As Jim DeBosh, a spokesman for the Meadowlands racetrack, points out, "Account wagering is really part of the modern racing product."
"We want our product to be competitive," DeBosh said, "so the state legislature gave us approval a couple years ago to do account wagering as well as off-track wagering, and we're pursuing both now."
DeBosh said they expect account wagering services to be up and running by the fall.
He added, "We recently reached a deal for personal augmentation with the Atlantic City casinos, and as part of that we got $750,000 for the equipment we need to get the account wagering up and going, so we're working on it as we speak."
To facilitate a smooth launch, the New Jersey Sports Exposition Authority (NJSEA), which operates Meadowlands as well as Monmouth Park, has hired Dennis Dowd to serve as vice president in charge of account wagering and off-track wagering. Dowd, a former president of Freehold Raceway and Ocean Downs, said he expects to have the required application for account wagering filed with the Racing Commission by its August meeting, and to be up and running in October.
"We would like to have the account wagering available in time for the Breeders' Cup (on Oct. 30)," Dowd said.
The NJSEA met on July 16 with the owners of two other tracks involved in the account wagering venture--Pennwood Racing, owner of Freehold Raceway, and Greenwood Racing, owner of Atlantic City Race Course. The parties formed the New Jersey Account Wagering Operating Board during the meeting and appointed board members from each founding company. It was also decided that the NJSEA would handle account wagering for all the parties. Revenue will be distributed through a participation agreement
Internet betting will be available when the system launches, but Dowd told the Star Ledger that the Meadowlands' telephone betting system might take longer to roll out. Telephone services, he said, generally take longer to equip with wagering services than do Internet services. He hopes to have the telephone service running within nine months.

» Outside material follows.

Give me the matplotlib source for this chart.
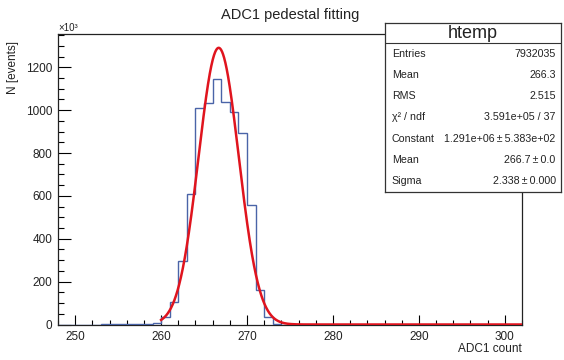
import numpy as np
import matplotlib
matplotlib.use('Agg')
import matplotlib.pyplot as plt
from matplotlib.ticker import MultipleLocator, FuncFormatter
from matplotlib.lines import Line2D

# ---------------- data ----------------
bin_low = list(range(248, 302))          # 1-wide bins, 248 .. 302
counts_k = [0, 0, 0, 0, 0, 1, 1, 1, 2, 2, 3, 5,       # 248-259
            36, 106, 298, 608, 1009, 1035, 1146, 1040,  # 260-267
            993, 895, 558, 161, 34, 3,                 # 268-273
            0, 0, 0, 0, 0, 0, 0, 0, 0, 0, 0, 0, 0, 0,  # 274-287
            0, 0, 0, 0, 0, 0, 0, 0, 0, 0, 0, 0, 0, 0]  # 288-301
fit_const_k = 1291.0
fit_mean = 266.7
fit_sigma = 2.338
fit_range = [260, 302]

title = "ADC1 pedestal fitting"
xlabel = "ADC1 count"
ylabel = "N [events]"
stats_title = "htemp"
stats_labels = ["Entries", "Mean", "RMS", "\u03c7\u00b2 / ndf", "Constant", "Mean", "Sigma"]
stats_values = ["7932035", "266.3", "2.515", "3.591e+05 / 37",
                "1.291e+06\u2009\u00b1\u20095.383e+02", "266.7\u2009\u00b1\u20090.0",
                "2.338\u2009\u00b1\u20090.000"]

# ---------------- style ----------------
plt.rcParams['font.family'] = ['Liberation Sans', 'DejaVu Sans']
W, H = 564, 360
fig = plt.figure(figsize=(W / 100, H / 100), dpi=100)
fig.patch.set_facecolor('white')

L, R, T, B = 58, 522, 34, 324.5
ax = fig.add_axes([L / W, 1 - B / H, (R - L) / W, (B - T) / H])

edges = np.array(bin_low + [bin_low[-1] + 1])
counts = np.array(counts_k, dtype=float)
ax.stairs(counts, edges, color='#4a64a8', lw=1.0, zorder=3)

xs = np.linspace(fit_range[0], fit_range[1], 2000)
ys = fit_const_k * np.exp(-0.5 * ((xs - fit_mean) / fit_sigma) ** 2)
ax.plot(xs, ys, color='#e0141e', lw=1.8, zorder=4)

ax.set_xlim(edges[0], edges[-1])
ax.set_ylim(0, fit_const_k * 1.05)

ax.xaxis.set_major_locator(MultipleLocator(10))
ax.xaxis.set_minor_locator(MultipleLocator(2))
ax.yaxis.set_major_locator(MultipleLocator(200))
ax.yaxis.set_minor_locator(MultipleLocator(50))
ax.yaxis.set_major_formatter(FuncFormatter(lambda v, p: f"{int(round(v))}"))
ax.xaxis.set_major_formatter(FuncFormatter(lambda v, p: f"{int(round(v))}"))

ax.tick_params(axis='both', which='both', direction='in', top=False, right=False,
               labelsize=8.5, color='black', width=0.8, labelcolor='#222222')
ax.tick_params(axis='x', which='major', length=7, pad=5)
ax.tick_params(axis='x', which='minor', length=3.5)
ax.tick_params(axis='y', which='major', length=9, pad=4)
ax.tick_params(axis='y', which='minor', length=4.5)
for s in ax.spines.values():
    s.set_linewidth(0.9)
    s.set_color('#222222')

fig.text((L + R) / 2 / W, 1 - 15 / H, title, ha='center', va='center', fontsize=10.5,
         color='#222222')
fig.text(R / W, 1 - 349 / H, xlabel, ha='right', va='center', fontsize=8.5, color='#222222')
fig.text(13 / W, 1 - 41 / H, ylabel, ha='center', va='top', rotation=90, fontsize=8.5,
         color='#222222')
fig.text(L / W, 1 - 28 / H, "\u00d710\u00b3", ha='left', va='center', fontsize=7,
         color='#222222')

# ---------------- stats box ----------------
bx0, bx1, by0, by1 = 385, 561, 23.3, 191.7
sax = fig.add_axes([bx0 / W, 1 - by1 / H, (bx1 - bx0) / W, (by1 - by0) / H])
sax.set_facecolor('white')
sax.set_xticks([]); sax.set_yticks([])
sax.set_xlim(0, 1); sax.set_ylim(0, 1)
for s in sax.spines.values():
    s.set_linewidth(0.9)
    s.set_color('#333333')
sep_px = 43.3
sep = (by1 - sep_px) / (by1 - by0)
sax.add_line(Line2D([0, 1], [sep, sep], color='#333333', lw=0.8))
sax.text(0.5, (by1 - 33.3) / (by1 - by0), stats_title, ha='center', va='center',
         fontsize=13, color='#222222')
n = len(stats_labels)
row_h = sep / n
for i, (lab, val) in enumerate(zip(stats_labels, stats_values)):
    yc = sep - row_h * (i + 0.5)
    sax.text(0.038, yc, lab, ha='left', va='center', fontsize=7.7, color='#222222')
    sax.text(0.97, yc, val, ha='right', va='center', fontsize=7.7, color='#222222')

fig.savefig('out.png', dpi=100)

The off-track betting sites, meanwhile, probably won't open until sometime next year. The Racing Commission this year gave the Meadowlands permission to establish up to 15 off-track betting sites in the state, and Dowd is searching for ideal locations.
"There are a multitude of steps involved, including the approval of the municipality once we do identify the site," he explained. "I am optimistic that we can have the first offices open by late 2005."